Doshi: The School of Architecture, Gufa and Sangath. The first buiding that I made ATIRA guest house is also close to my heart. Life has been very beautiful and rewarding to me because it has given me so much. Gufa was quite a challenge to me. Only thing I remember of it is that once, after the base was done based on design on a computer then, I went there early morning. There was no landscape then so when I went down the Gufa, I slipped in the Gufa and was so shocked that I realized how will people walk on this slope. Immediately, I ordered 30 trucks of sand and put the sand inside the Gufa and imagined that I am on the seashore and then everythig began to look differently. Discovery is always hidden unless you go under the skin.

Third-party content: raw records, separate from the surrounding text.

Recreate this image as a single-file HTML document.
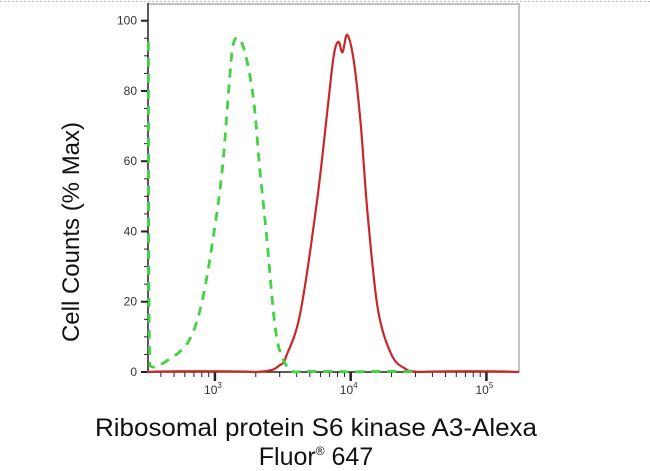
<!DOCTYPE html>
<html><head><meta charset="utf-8"><style>
html,body{margin:0;padding:0;background:#fff;width:650px;height:471px;overflow:hidden}
text{font-family:"Liberation Sans",sans-serif}
</style></head><body>
<svg id="chart" width="650" height="471" viewBox="0 0 650 471" xmlns="http://www.w3.org/2000/svg">
<line x1="0" y1="1.5" x2="650" y2="1.5" stroke="#bbb" stroke-dasharray="2,2"/>
<rect x="148" y="4" width="371" height="368" fill="none" stroke="#888" stroke-width="1"/>
<g id="axes"></g>
<g id="series"></g>
<text transform="translate(79,232) rotate(-90)" text-anchor="middle" font-size="24" fill="#111">Cell Counts (% Max)</text>
<text x="316" y="436" text-anchor="middle" font-size="25" fill="#111" textLength="442" lengthAdjust="spacingAndGlyphs">Ribosomal protein S6 kinase A3-Alexa</text>
<text x="316" y="465" text-anchor="middle" font-size="25" fill="#111">Fluor<tspan font-size="12" dy="-10">®</tspan><tspan dy="10"> 647</tspan></text>
</svg>
<script>
const yTicks=[0,20,40,60,80,100];
const xDecades=[3,4,5];
const controlLog=[2.51,2.52,2.67,2.81,2.905,2.99,3.055,3.105,3.14,3.205,3.28,3.33,3.38,3.45,3.53,3.60,4.0,4.5];
const controlVal=[94,2,3.8,9,20,39,58,82,94,93,79,58,39,11,1.5,0,0,0];
const sampleLog=[2.5,3.30,3.48,3.53,3.63,3.75,3.83,3.875,3.91,3.94,3.975,4.025,4.075,4.125,4.2,4.3,4.4,4.51,5.24];
const sampleVal=[0,0,2,5,17,48,75,90,94,91,96,88,70,45,18,5,1,0,0];

const X0=148,X1=519,Y0=372,Y100=20.7;
const LMIN=2.507,LMAX=5.24;
const xs=l=>X0+(l-LMIN)/(LMAX-LMIN)*(X1-X0);
const ys=v=>Y0-(v/100)*(Y0-Y100);
const NS="http://www.w3.org/2000/svg";
const ax=document.getElementById('axes'),se=document.getElementById('series');
function mk(tag,at,par){const e=document.createElementNS(NS,tag);for(const k in at)e.setAttribute(k,at[k]);par.appendChild(e);return e;}
let l=mk('line',{x1:X0,y1:3,x2:X0,y2:Y0,stroke:'#222','stroke-width':1.5},ax);


l=mk('line',{x1:X0,y1:Y0,x2:X1,y2:Y0,stroke:'#222','stroke-width':1.5},ax);


for(let v=0;v<=100;v+=5){
  const major=v%20===0;
  const t=mk('line',{x1:major?X0-7:X0-4,y1:ys(v),x2:X0,y2:ys(v),stroke:'#222','stroke-width':major?2:1},ax);
  
  
}
yTicks.forEach(v=>{
  const t=mk('text',{x:X0-11,y:ys(v)+4,'text-anchor':'end','font-size':12,fill:'#333'},ax);
  t.textContent=v;
  
  
});
for(let d=2;d<=5;d++){
  for(let m=1;m<=9;m++){
    const lg=d+Math.log10(m);
    if(lg<LMIN||lg>LMAX)continue;
    const major=m===1;
    const t=mk('line',{x1:xs(lg),y1:Y0,x2:xs(lg),y2:Y0+(major?9:5),stroke:'#222','stroke-width':major?2.5:1},ax);
    
    
  }
}
xDecades.forEach(d=>{
  const t=mk('text',{x:xs(d)-2,y:Y0+22,'text-anchor':'middle','font-size':12,fill:'#333'},ax);
  t.textContent='10';
  const s=mk('tspan',{'font-size':8,dy:-6},t);s.textContent=d;
  
  
});
function path(L,V){
  const P=L.map((lg,i)=>[xs(lg),ys(V[i])]);
  const cy=y=>Math.min(Y0-1,y);
  let d='M'+P[0][0].toFixed(1)+','+P[0][1].toFixed(1);
  for(let i=0;i<P.length-1;i++){
    const p0=P[i-1]||P[i],p1=P[i],p2=P[i+1],p3=P[i+2]||p2;
    const c1=[p1[0]+(p2[0]-p0[0])/6,cy(p1[1]+(p2[1]-p0[1])/6)];
    const c2=[p2[0]-(p3[0]-p1[0])/6,cy(p2[1]-(p3[1]-p1[1])/6)];
    c1[0]=Math.min(Math.max(c1[0],p1[0]),p2[0]);c2[0]=Math.min(Math.max(c2[0],p1[0]),p2[0]);
    d+=' C'+c1[0].toFixed(1)+','+c1[1].toFixed(1)+' '+c2[0].toFixed(1)+','+c2[1].toFixed(1)+' '+p2[0].toFixed(1)+','+p2[1].toFixed(1);
  }
  return d;
}
let p=mk('path',{d:path(sampleLog,sampleVal),fill:'none',stroke:'#c8282a','stroke-width':2.2,'stroke-linejoin':'round'},se);


p=mk('path',{d:path(controlLog,controlVal),fill:'none',stroke:'#44d244','stroke-width':2.8,'stroke-dasharray':'9,7','stroke-linejoin':'round'},se);


</script>
</body></html>
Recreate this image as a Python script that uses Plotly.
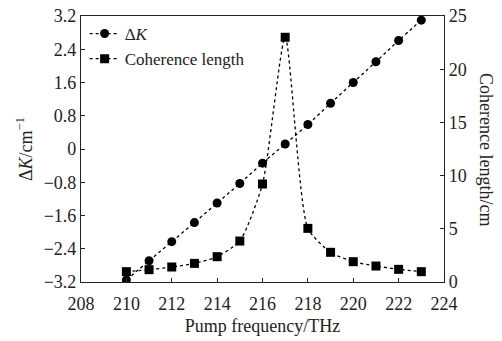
import plotly.graph_objects as go

freq = [210, 211, 212, 213, 214, 215, 216, 217, 218, 219, 220, 221, 222, 223]
delta_k = [-3.15, -2.69, -2.23, -1.77, -1.30, -0.83, -0.34, 0.12, 0.59, 1.10, 1.60, 2.10, 2.61, 3.10]
coh_len = [0.97, 1.16, 1.41, 1.75, 2.38, 3.85, 9.21, 23.0, 5.04, 2.79, 1.91, 1.50, 1.19, 0.97]

x_ticks = [208, 210, 212, 214, 216, 218, 220, 222, 224]
y1_ticks = [-3.2, -2.4, -1.6, -0.8, 0, 0.8, 1.6, 2.4, 3.2]
y1_text = ["\u22123.2", "\u22122.4", "\u22121.6", "\u22120.8", "0", "0.8", "1.6", "2.4", "3.2"]
y2_ticks = [0, 5, 10, 15, 20, 25]

FONT = "Liberation Serif"
FS = 18
fig = go.Figure()
fig.add_trace(go.Scatter(
    x=freq, y=delta_k, name="\u0394<i>K</i>", mode="lines+markers",
    line=dict(color="black", dash="dot", width=1.3, shape="spline"),
    marker=dict(symbol="circle", size=9, color="black"),
))
fig.add_trace(go.Scatter(
    x=freq, y=coh_len, name="Coherence length", mode="lines+markers", yaxis="y2",
    line=dict(color="black", dash="dot", width=1.3, shape="spline", smoothing=0.6),
    marker=dict(symbol="square", size=9, color="black"),
))

axis_common = dict(showline=True, linecolor="#222", linewidth=1.2, ticks="inside",
                   ticklen=4, tickcolor="#222", showgrid=False, zeroline=False,
                   automargin=False,
                   tickfont=dict(family=FONT, size=FS, color="#222"))

fig.update_layout(
    width=502, height=341,
    margin=dict(l=81, r=58, t=16, b=59, autoexpand=False),
    paper_bgcolor="white", plot_bgcolor="white",
    font=dict(family=FONT, size=FS, color="#222"),
    showlegend=True,
    legend=dict(x=0.01, y=1.0, xanchor="left", yanchor="top",
                bgcolor="rgba(0,0,0,0)", font=dict(family=FONT, size=17),
                tracegroupgap=0, itemwidth=30),
    xaxis=dict(range=[208, 224], tickvals=x_ticks, mirror=True, ticklabelstandoff=5,
               title=dict(text="Pump frequency/THz", font=dict(family=FONT, size=FS), standoff=6),
               **axis_common),
    yaxis=dict(range=[-3.2, 3.2], tickvals=y1_ticks, ticktext=y1_text, mirror=True,
               title=dict(text="\u0394<i>K</i>/cm<sup>\u22121</sup>", font=dict(family=FONT, size=FS), standoff=6),
               **axis_common),
    yaxis2=dict(range=[0, 25], tickvals=y2_ticks, overlaying="y", side="right",
                **axis_common),
)
fig.add_annotation(text="Coherence length/cm", xref="paper", yref="paper",
                   x=1.0, xshift=42, y=0.5, xanchor="center", yanchor="middle",
                   textangle=90, showarrow=False,
                   font=dict(family=FONT, size=FS, color="#222"))
fig.write_html("out.html", config={"displayModeBar": False, "responsive": False},
               post_script="document.body.style.margin='0';")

Q. Your grandfather's house in Pune was an inspiration to you. Tell us more about it?

Doshi: I remember the street where there would be around 20 houses in a row, it was like a community living. All houses had balconies with grill, who so ever stood there, could look outside. As a child, I could eat anywhere and life was completely nomadic. That childhood has stayed in my heart.

Q: You have always believed in houses with a verandah, courtyard, and such spaces. How has architecture changed?

Doshi: When I go to pols of Ahmedabad or Jaisalmer or Pune, those things are there. Today I walk on Pune streets and I find I am taller than the houses. The door hits on the forehead, roof maybe higher but scale in small. 

How do you really create that intimate scale is the challenge? The relationship between buildings, space movement, changes, gardens, etc need to be thought now. Balconies are always public and interior of a house are private but we do not talk about those things anymore. It is like designing a human being. There is a need to think of architecture as a community plan and part and parcel of your lifestyle.

Q. In your book in 2011, you said that CEPT has now become a large banyan tree but needs to become the university of forest. Has it become a forest?

Doshi: Banyan tree has been chopped of and the forest has disappeared. I made it like a small community with open doors but scales have changed. Bimal was here today and he wants to have a function at the school. But I think all that has gone is gone.

Q: Do you have any regrets? What next?

Doshi: I do not have any regrets because each project was like a family – with diverse people having diverse abilities to grow speaking different languages. I and my granddaughter worked on a Jain temple complex in Pune which never materialized. I feel if there is a chance, I would like to do that now.